--- begin Material provided ---
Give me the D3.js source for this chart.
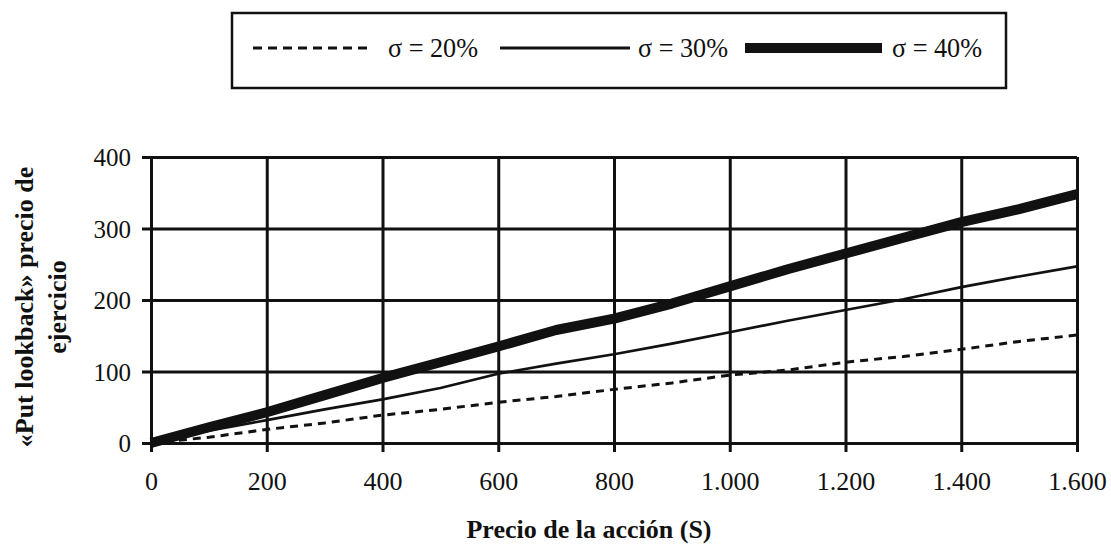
<!DOCTYPE html>
<html>
<head>
<meta charset="utf-8">
<script src="https://cdn.jsdelivr.net/npm/d3@7"></script>
<style>
    body { margin: 0; background: #fff; }
    text { font-family: "Liberation Serif", "Times New Roman", serif; fill: #111; }
</style>
</head>
<body>
<script>
//Data
    const precios = [0, 100, 200, 300, 400, 500, 600, 700, 800, 900, 1000, 1100, 1200, 1300, 1400, 1500, 1600];
    const sigma20 = [0, 8, 19, 28, 39, 47, 57, 65, 75, 84, 95, 102, 113, 121, 131, 142, 151];
    const sigma30 = [0, 17, 32, 47, 61, 77, 97, 111, 124, 139, 155, 171, 186, 201, 218, 233, 247];
    const sigma40 = [0, 22, 43, 67, 91, 113, 135, 158, 174, 195, 219, 243, 265, 287, 309, 327, 348];
    const seriesNames = ["σ = 20%", "σ = 30%", "σ = 40%"];
    const xTicks = [0, 200, 400, 600, 800, 1000, 1200, 1400, 1600];
    const yTicks = [0, 100, 200, 300, 400];

//Global variables
    const width = 1111;
    const height = 547;
    const plotLeft = 151, plotRight = 1077, plotTop = 157, plotBottom = 443;
    const ink = "#111";
    const serif = "Liberation Serif";

//Spanish number format (1.000)
    const fmt = d3.formatLocale({decimal: ",", thousands: ".", grouping: [3], currency: ["", ""]}).format(",");

//Scales
    const xScale = d3.scaleLinear()
                    .domain([0, 1600])
                    .range([plotLeft, plotRight]);

    const yScale = d3.scaleLinear()
                    .domain([0, 400])
                    .range([plotBottom, plotTop]);

//SVG element
    const svg = d3.select("body")
                .append("svg")
                .attr("width", width)
                .attr("height", height);

//Axes with full gridlines
    const bottomAxis = d3.axisBottom(xScale)
                        .tickValues(xTicks)
                        .tickFormat(fmt)
                        .tickSizeInner(-(plotBottom - plotTop))
                        .tickSizeOuter(0);

    const leftAxis = d3.axisLeft(yScale)
                        .tickValues(yTicks)
                        .tickFormat(fmt)
                        .tickSizeInner(-(plotRight - plotLeft))
                        .tickSizeOuter(0);

    const gx = svg.append("g")
        .attr("transform", "translate(0," + plotBottom + ")")
        .call(bottomAxis);
    gx.select(".domain").remove();
    gx.selectAll(".tick line")
        .attr("y1", 9)
        .attr("stroke", ink)
        .attr("stroke-width", 3);
    gx.selectAll(".tick text")
        .attr("y", 47)
        .attr("dy", 0)
        .attr("font-size", 26)
        .attr("font-family", serif);

    const gy = svg.append("g")
        .attr("transform", "translate(" + plotLeft + ",0)")
        .call(leftAxis);
    gy.select(".domain").remove();
    gy.selectAll(".tick line")
        .attr("x1", -9)
        .attr("stroke", ink)
        .attr("stroke-width", 3);
    gy.selectAll(".tick text")
        .attr("x", -20)
        .attr("dy", "0.34em")
        .attr("font-size", 25)
        .attr("font-family", serif);

//Lines
    const line = d3.line()
                .x((d, i) => xScale(precios[i]))
                .y(d => yScale(d));

    const styles = [
        {w: 3, dash: "8,6"},
        {w: 2.6, dash: null},
        {w: 10, dash: null}
    ];

    [sigma20, sigma30, sigma40].forEach((s, k) => {
        svg.append("path")
            .datum(s)
            .attr("d", line)
            .attr("fill", "none")
            .attr("stroke", ink)
            .attr("stroke-width", styles[k].w)
            .attr("stroke-dasharray", styles[k].dash)
            .attr("stroke-linejoin", "round");
    });

//Axis titles
    svg.append("text")
        .attr("x", 589)
        .attr("y", 538)
        .attr("text-anchor", "middle")
        .attr("font-family", serif)
        .attr("font-size", 26)
        .attr("font-weight", "bold")
        .text("Precio de la acción (S)");

    const yTitle = svg.append("text")
        .attr("transform", "translate(33,307) rotate(-90)")
        .attr("text-anchor", "middle")
        .attr("font-family", serif)
        .attr("font-size", 26)
        .attr("font-weight", "bold");
    yTitle.append("tspan").attr("x", 0).attr("y", 0).text("«Put lookback» precio de");
    yTitle.append("tspan").attr("x", 0).attr("y", 33).text("ejercicio");

//Legend
    svg.append("rect")
        .attr("x", 232)
        .attr("y", 13)
        .attr("width", 774)
        .attr("height", 75)
        .attr("fill", "#fff")
        .attr("stroke", ink)
        .attr("stroke-width", 2.5);

    const legendLines = [[253, 373], [500, 630], [745, 882]];
    const legendText = [388, 638, 892];

    seriesNames.forEach((name, k) => {
        svg.append("line")
            .attr("x1", legendLines[k][0])
            .attr("x2", legendLines[k][1])
            .attr("y1", 48)
            .attr("y2", 48)
            .attr("stroke", ink)
            .attr("stroke-width", k == 1 ? 3 : styles[k].w)
            .attr("stroke-dasharray", k == 0 ? "9,6" : null);

        svg.append("text")
            .attr("x", legendText[k])
            .attr("y", 57)
            .attr("font-family", serif)
            .attr("font-size", 28)
            .attr("textLength", 90)
            .attr("lengthAdjust", "spacingAndGlyphs")
            .text(name);
    });
</script>
</body>
</html>
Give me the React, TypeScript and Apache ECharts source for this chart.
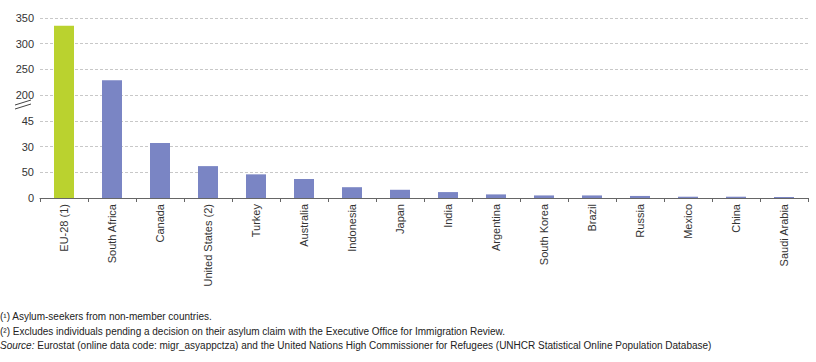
--- end Material provided ---
# Exercise task:
Every line from the start of the listing above through the line with "const yTicks = [0, 100, 200, 300, 400];" should be repeated exactly; skip the pictures and add nothing else.

# Task response:
Give me the D3.js source for this chart.
<!DOCTYPE html>
<html>
<head>
<meta charset="utf-8">
<script src="https://cdn.jsdelivr.net/npm/d3@7"></script>
<style>
    body { margin: 0; background: #fff; }
    text { font-family: "Liberation Serif", "Times New Roman", serif; fill: #111; }
</style>
</head>
<body>
<script>
//Data
    const precios = [0, 100, 200, 300, 400, 500, 600, 700, 800, 900, 1000, 1100, 1200, 1300, 1400, 1500, 1600];
    const sigma20 = [0, 8, 19, 28, 39, 47, 57, 65, 75, 84, 95, 102, 113, 121, 131, 142, 151];
    const sigma30 = [0, 17, 32, 47, 61, 77, 97, 111, 124, 139, 155, 171, 186, 201, 218, 233, 247];
    const sigma40 = [0, 22, 43, 67, 91, 113, 135, 158, 174, 195, 219, 243, 265, 287, 309, 327, 348];
    const seriesNames = ["σ = 20%", "σ = 30%", "σ = 40%"];
    const xTicks = [0, 200, 400, 600, 800, 1000, 1200, 1400, 1600];
    const yTicks = [0, 100, 200, 300, 400];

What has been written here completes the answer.